Kyle MacLachlan plays FBI special agent Lloyd Gallagher on the hunt for a thrill killer who opens the movie with a stunning bank robbery. The thing is, the killer isn’t human. This killer is actually an alien bug who takes over the bodies of other humans and uses them to commit a crime spree until their body is used up, and then it transfers from body to body. (And, yes, this plot does sound like a trashy genre version of that show that is coming back in style).
The thing is, The Hidden is far better than it has any right to be. The pedigree of The Hidden isn’t exactly spectacular. Director Jack Sholder is best known for directing A Nightmare on Elm Street 2: Freddy’s Revenge and the 1982 cult slasher Alone in the Dark. Writer Jim Kouf (under the pseudonym Bob Hunt) is best known for co-writing Rush Hour and co-creating Grimm. And the plot is some brilliantly unholy intersection of Invasion of the Body Snatchers and The Terminator that interrogates our humanity through visceral experiences with a hint of the 80s alien paranoia from They Live.
But, good god, when the movie explodes, it plays like a shot of adrenaline.
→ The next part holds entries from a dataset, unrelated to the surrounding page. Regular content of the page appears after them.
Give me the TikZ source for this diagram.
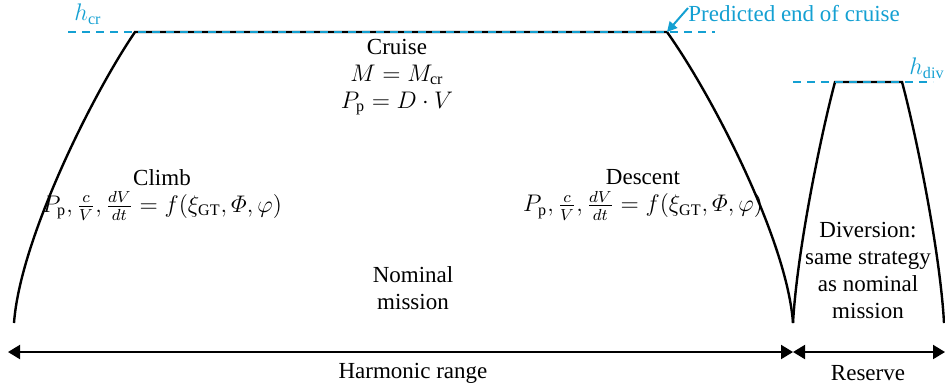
\documentclass[tikz,border=0pt]{standalone}
\usepackage{amsmath}
\usepackage{fontspec}
\setmainfont{Liberation Serif}
\usetikzlibrary{arrows.meta}
\definecolor{hblue}{RGB}{20,160,210}
\begin{document}
\begin{tikzpicture}[x=0.5pt,y=-0.5pt,
  prof/.style={line width=1.2pt},
  lvl/.style={hblue,line width=1pt,dash pattern=on 4pt off 3pt},
  txt/.style={font=\rmfamily\fontsize{11.5}{13.5}\selectfont,align=center,inner sep=0pt},
  dim/.style={line width=1pt,{Triangle[length=6pt,width=7pt]}-{Triangle[length=6pt,width=7pt]}}]
\useasboundingbox (0,0) rectangle (945,388);
% main mission profile
\coordinate (s0) at (14,323);
\coordinate (s1) at (135,32);
\coordinate (s2) at (667,32);
\coordinate (s3) at (793,323);
\draw[prof] (s0) .. controls (20,240) and (92,95) .. (s1) -- (s2)
  .. controls (712,95) and (787,240) .. (s3);
% diversion profile
\coordinate (d1) at (835,82);
\coordinate (d2) at (902,82);
\coordinate (d3) at (944,323);
\draw[prof] (s3) .. controls (797,250) and (822,130) .. (d1) -- (d2)
  .. controls (915,130) and (940,250) .. (d3);
% altitude levels
\coordinate (hc0) at (68,32);
\coordinate (hc1) at (715,32);
\coordinate (hd0) at (793,82);
\coordinate (hd1) at (933,82);
\draw[lvl] (hc0) -- (hc1);
\draw[lvl] (hd0) -- (hd1);
\node[txt,hblue] (hcr) at (88,14) {$h_{\mathrm{cr}}$};
\node[txt,hblue] (hdiv) at (927,68) {$h_{\mathrm{div}}$};
\node[txt,hblue,anchor=west] (pec) at (688,14) {Predicted end of cruise};
\draw[hblue,line width=1pt,-{Triangle[length=5pt,width=5pt]}] (pec.west) ++(0,3pt) -- (s2);
% texts
\node[txt] (cruise) at (397,77) {Cruise\\$M=M_{\mathrm{cr}}$\\$P_{\mathrm{p}}=D\cdot V$};
\node[txt] (climb) at (162,195) {Climb\\$P_{\mathrm{p}},\tfrac{c}{V},\tfrac{dV}{dt}=f(\xi_{\mathrm{GT}},\varPhi,\varphi)$};
\node[txt] (descent) at (643,195) {Descent\\$P_{\mathrm{p}},\tfrac{c}{V},\tfrac{dV}{dt}=f(\xi_{\mathrm{GT}},\varPhi,\varphi)$};
\node[txt] (nominal) at (413,288) {Nominal\\mission};
\node[txt] (div) at (868,270) {Diversion:\\same strategy\\as nominal\\mission};
% range arrows
\coordinate (a0) at (8,352);
\coordinate (a1) at (793,352);
\coordinate (a2) at (945,352);
\draw[dim] (a0) -- (a1);
\draw[dim] (a1) -- (a2);
\node[txt] (harm) at (413,373) {Harmonic range};
\node[txt] (res) at (868,373) {Reserve};
\end{tikzpicture}
\end{document}
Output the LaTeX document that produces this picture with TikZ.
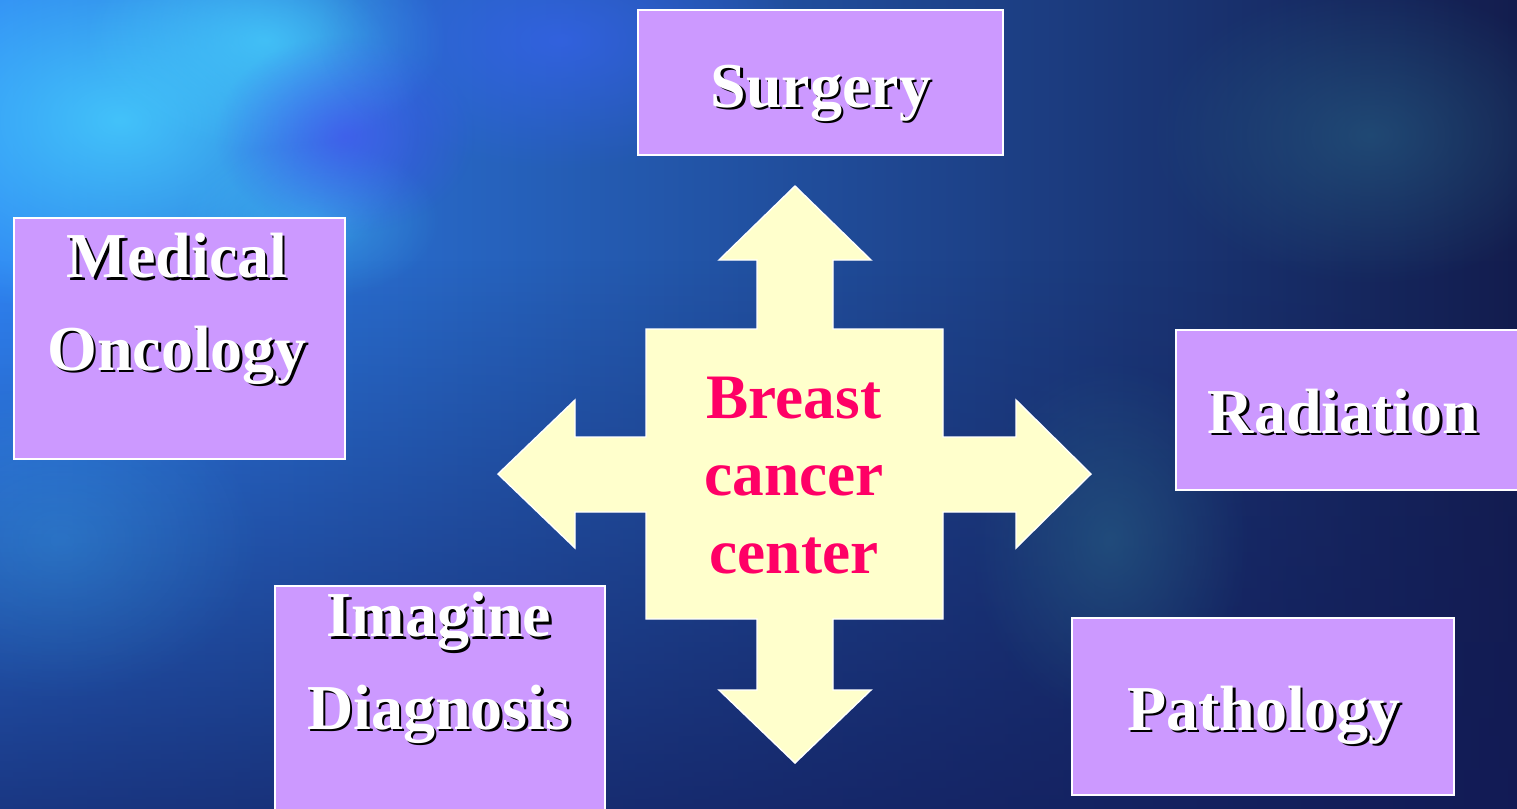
\documentclass[tikz,border=0pt]{standalone}
\usepackage{fontspec}
\setmainfont{Liberation Serif}
\definecolor{bgleft}{HTML}{2F84F4}
\definecolor{bgmid}{HTML}{2A40CC}
\definecolor{bgright}{HTML}{131C4C}
\definecolor{bgdeep}{HTML}{121A58}
\definecolor{glowcyan}{HTML}{48D4FF}
\definecolor{glowblue}{HTML}{3A64F8}
\definecolor{glowviolet}{HTML}{4A4CF8}
\definecolor{glowteal}{HTML}{2A6A8A}
\definecolor{deptfill}{HTML}{CC99FF}
\definecolor{hubfill}{HTML}{FFFFCC}
\definecolor{hubtext}{HTML}{FF0066}
\usepackage{tikz}
\usetikzlibrary{fadings}

\tikzfading[name=softglow, inner color=transparent!0, outer color=transparent!100]
\newcommand{\shadowed}[1]{\rlap{\kern0.025cm\raisebox{-0.025cm}{\color{black}#1}}#1}

\begin{document}
\begin{tikzpicture}[x=0.01cm, y=-0.01cm,
		dept/.style={draw=white, line width=0.7pt, fill=deptfill, inner sep=0pt},
		deptlabel/.style={text=white, font=\fontsize{18.2}{26.2}\selectfont\bfseries, align=center, inner sep=0pt},
		hublabel/.style={text=hubtext, font=\fontsize{18}{21.9}\selectfont\bfseries, align=center, inner sep=0pt},
		glow/.style={fill=#1, path fading=softglow}
	]
	\useasboundingbox (0,0) rectangle (1517,808);
	\clip (0,0) rectangle (1517,808);
	% background
	\shade[left color=bgleft, middle color=bgmid, right color=bgright] (-10,-10) rectangle (1530,820);
	\fill[bgdeep, path fading=north, opacity=0.75] (-10,260) rectangle (1530,830);
	\fill[glow=glowcyan, opacity=0.8] (120,120) ellipse (300 and 200);
	\fill[glow=glowcyan, opacity=0.7] (265,40) ellipse (180 and 110);
	\fill[glow=glowcyan, opacity=0.4] (310,220) ellipse (130 and 80);
	\fill[glow=glowviolet, opacity=0.6] (345,135) ellipse (130 and 100);
	\fill[glow=glowblue, opacity=0.6] (560,40) ellipse (240 and 130);
	\fill[glow=glowteal, opacity=0.5] (1370,135) ellipse (220 and 150);
	\fill[glow=glowteal, opacity=0.5] (1110,540) ellipse (140 and 180);
	\fill[glow=glowcyan, opacity=0.2] (60,540) ellipse (200 and 160);

	% the cross
	\fill[hubfill, draw=white, line width=0.4pt]
	(795,186) -- (871,260) -- (833,260) -- (833,329) -- (943,329) -- (943,437)
	-- (1016,437) -- (1016,400) -- (1091,474) -- (1016,548) -- (1016,512) -- (943,512)
	-- (943,619) -- (833,619) -- (833,690) -- (871,690) -- (795,763) -- (719,690)
	-- (757,690) -- (757,619) -- (646,619) -- (646,512) -- (575,512) -- (575,548)
	-- (498,474) -- (575,400) -- (575,437) -- (646,437) -- (646,329) -- (757,329)
	-- (757,260) -- (719,260) -- cycle;
	\node[hublabel, anchor=base] (hub) at (794,573) {Breast\\cancer\\center};

	% departments
	\node[dept, minimum width=3.65cm, minimum height=1.45cm] (surgery) at (820.5,82.5) {};
	\node[dept, minimum width=3.31cm, minimum height=2.41cm] (oncology) at (179.5,338.5) {};
	\node[dept, minimum width=3.60cm, minimum height=1.60cm] (radiation) at (1356,410) {};
	\node[dept, minimum width=3.30cm, minimum height=2.60cm] (imaging) at (440,716) {};
	\node[dept, minimum width=3.82cm, minimum height=1.77cm] (pathology) at (1263,706.5) {};

	\node[deptlabel, anchor=base] (surgerytext) at (821,107) {\shadowed{Surgery}};
	\node[deptlabel, anchor=base] (oncologytext) at (177,370) {\shadowed{Medical}\\\shadowed{Oncology}};
	\node[deptlabel, anchor=base] (radiationtext) at (1343,433) {\shadowed{Radiation}};
	\node[deptlabel, anchor=base] (imagingtext) at (439,729) {\shadowed{Imagine}\\\shadowed{Diagnosis}};
	\node[deptlabel, anchor=base] (pathologytext) at (1264,730) {\shadowed{Pathology}};
\end{tikzpicture}
\end{document}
This is an alien who, after robbing a bank, pops in an I.R.S. Records punk cassette and leads everybody on an epic car chase. And that’s just the opening set piece. After that, the movie drops into a bizarro-world examination of what it means to be human by having aliens inhabit human bodies and try to get their kicks using human bodies and making them function at their limits.
The Hidden died in theaters, running up against the likes of John Carpenter’s Prince of Darkness, and the Whoopi Goldberg vehicle Fatal Beauty. Like this week’s Film on the Disc Intruder, The Hidden found a healthy cult following on VHS. I’ve even seen the movie play at art houses in 35mm, and the print is pristine (seriously, you need to see this movie in a theater if you can). The politics here do have a bit of 1980s retrograde sexism (its main female character is a stripper who doesn’t get more than a handful of lines), but its excellent execution overcomes its minor flaws.
The Hidden airs on Saturday Night/Sunday Morning at 2:45am EST on TCM.